▸ **Collected data**:
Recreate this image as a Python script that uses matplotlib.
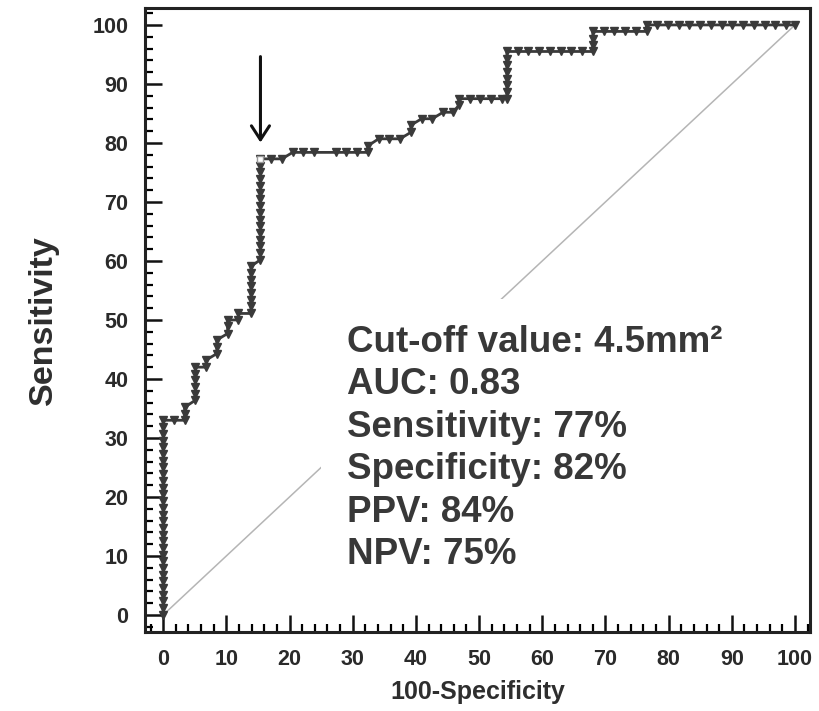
import matplotlib
matplotlib.use("Agg")
import matplotlib.pyplot as plt
from matplotlib.ticker import MultipleLocator

plt.rcParams['font.family'] = ['Liberation Sans', 'DejaVu Sans']

# ROC points (100-specificity, sensitivity)
fpr = [0, 0, 0, 0, 0, 0, 0, 0, 0, 0, 0, 0, 0, 0, 0, 0, 0, 0, 0, 0, 0, 0, 0, 0, 0, 0, 0, 0, 0, 0,
       1.7, 3.4, 3.4, 3.4,
       5.1, 5.1, 5.1, 5.1, 5.1, 5.1, 6.8, 6.8,
       8.5, 8.5, 8.5, 10.2, 10.2, 10.2, 11.9, 11.9,
       13.9, 13.9, 13.9, 13.9, 13.9, 13.9, 13.9, 13.9,
       15.4, 15.4, 15.4, 15.4, 15.4, 15.4, 15.4, 15.4, 15.4, 15.4, 15.4, 15.4, 15.4, 15.4, 15.4, 15.4,
       17.1, 18.8, 20.5, 22.2, 23.9, 27.3, 29.0, 30.7, 32.4,
       32.4, 34.1, 35.8, 37.5, 39.2, 39.2, 40.9, 42.6, 44.3, 45.9, 46.8, 46.8,
       48.5, 50.2, 51.9, 53.6, 54.4,
       54.4, 54.4, 54.4, 54.4, 54.4, 54.4, 54.4,
       56.1, 57.8, 59.5, 61.2, 62.9, 64.6, 66.3, 68.0,
       68.0, 68.0, 68.0,
       69.7, 71.4, 73.1, 74.8, 76.5,
       76.5, 78.2, 79.9, 81.6, 83.3, 85.0, 86.7, 88.4, 90.1, 91.8, 93.5, 95.2, 96.9, 98.6, 100]
tpr = [0, 1.1, 2.3, 3.4, 4.5, 5.7, 6.8, 8.0, 9.1, 10.2, 11.4, 12.5, 13.6, 14.8, 15.9, 17.0, 18.2,
       19.3, 20.5, 21.6, 22.7, 23.9, 25.0, 26.1, 27.3, 28.4, 29.5, 30.7, 31.8, 33.0,
       33.0, 33.0, 34.1, 35.2,
       36.4, 37.5, 38.6, 39.8, 40.9, 42.0, 42.0, 43.2,
       44.3, 45.5, 46.6, 47.7, 48.9, 50.0, 50.0, 51.1,
       51.1, 52.3, 53.4, 54.5, 55.7, 56.8, 58.0, 59.1,
       60.2, 61.4, 62.5, 63.6, 64.8, 65.9, 67.0, 68.2, 69.3, 70.5, 71.6, 72.7, 73.9, 75.0, 76.1, 77.3,
       77.3, 77.3, 78.4, 78.4, 78.4, 78.4, 78.4, 78.4, 78.4,
       79.5, 80.7, 80.7, 80.7, 81.8, 83.0, 84.1, 84.1, 85.2, 85.2, 86.4, 87.5,
       87.5, 87.5, 87.5, 87.5, 87.5,
       88.6, 89.8, 90.9, 92.0, 93.2, 94.3, 95.5,
       95.5, 95.5, 95.5, 95.5, 95.5, 95.5, 95.5, 95.5,
       96.6, 97.7, 98.9,
       98.9, 98.9, 98.9, 98.9, 98.9,
       100, 100, 100, 100, 100, 100, 100, 100, 100, 100, 100, 100, 100, 100, 100]

cutoff_fpr = 15.4
cutoff_tpr = 77.3

stats = ["Cut-off value: 4.5mm\u00b2", "AUC: 0.83", "Sensitivity: 77%",
         "Specificity: 82%", "PPV: 84%", "NPV: 75%"]

ticks = list(range(0, 101, 10))

fig = plt.figure(figsize=(8.2, 7.11), dpi=100)
ax = fig.add_axes([0.177, 0.111, 0.811, 0.878])

ax.plot([0, 100], [0, 100], color='#b5b5b5', lw=1.1, zorder=1)
ax.plot(fpr, tpr, color='#3a3a3a', lw=2, marker='v', ms=6,
        mfc='#3a3a3a', mec='#3a3a3a', zorder=4)
ax.plot([cutoff_fpr], [cutoff_tpr], marker='s', ms=5, mfc='white',
        mec='#9a9a9a', mew=1, zorder=5)

ax.annotate('', xy=(cutoff_fpr, cutoff_tpr + 2.3), xytext=(cutoff_fpr, cutoff_tpr + 17.8),
            arrowprops=dict(arrowstyle='->,head_length=1.0,head_width=0.65',
                            color='#111111', lw=2.2))

ax.text(29.1, 49.2, "\n".join(stats), fontsize=26.5, fontweight='bold',
        color='#383838', va='top', ha='left', linespacing=1.28, zorder=3,
        bbox=dict(boxstyle='square,pad=0.7', fc='white', ec='none'))

ax.set_xlim(-2.85, 102.4)
ax.set_ylim(-2.9, 102.9)
ax.set_xticks(ticks)
ax.set_yticks(ticks)
ax.xaxis.set_minor_locator(MultipleLocator(2))
ax.yaxis.set_minor_locator(MultipleLocator(2))
ax.tick_params(which='major', direction='in', length=12, width=1.8, pad=12,
               labelsize=15.5, colors='#111111')
ax.tick_params(which='minor', direction='in', length=6, width=1.6)
for lab in ax.get_xticklabels() + ax.get_yticklabels():
    lab.set_fontweight('bold')
    lab.set_color('#2a2a2a')

for s in ax.spines.values():
    s.set_linewidth(2.2)
    s.set_color('#222222')

ax.set_xlabel('100-Specificity', fontsize=18, fontweight='bold', color='#2e2e2e')
ax.set_ylabel('Sensitivity', fontsize=24.5, fontweight='bold', color='#2e2e2e')
ax.xaxis.set_label_coords(0.5, -0.076)
ax.yaxis.set_label_coords(-0.13, 0.5)

fig.savefig('out.png', dpi=100)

▸ **Exercise directions**:
Write out nothing but the lines from the start of the data through the line with "plt.rcParams['font.family'] = ['Liberation". Leave out the pictures.

▸ **Result below**:
Recreate this image as a Python script that uses matplotlib.
import matplotlib
matplotlib.use("Agg")
import matplotlib.pyplot as plt
from matplotlib.ticker import MultipleLocator

plt.rcParams['font.family'] = ['Liberation Sans', 'DejaVu Sans']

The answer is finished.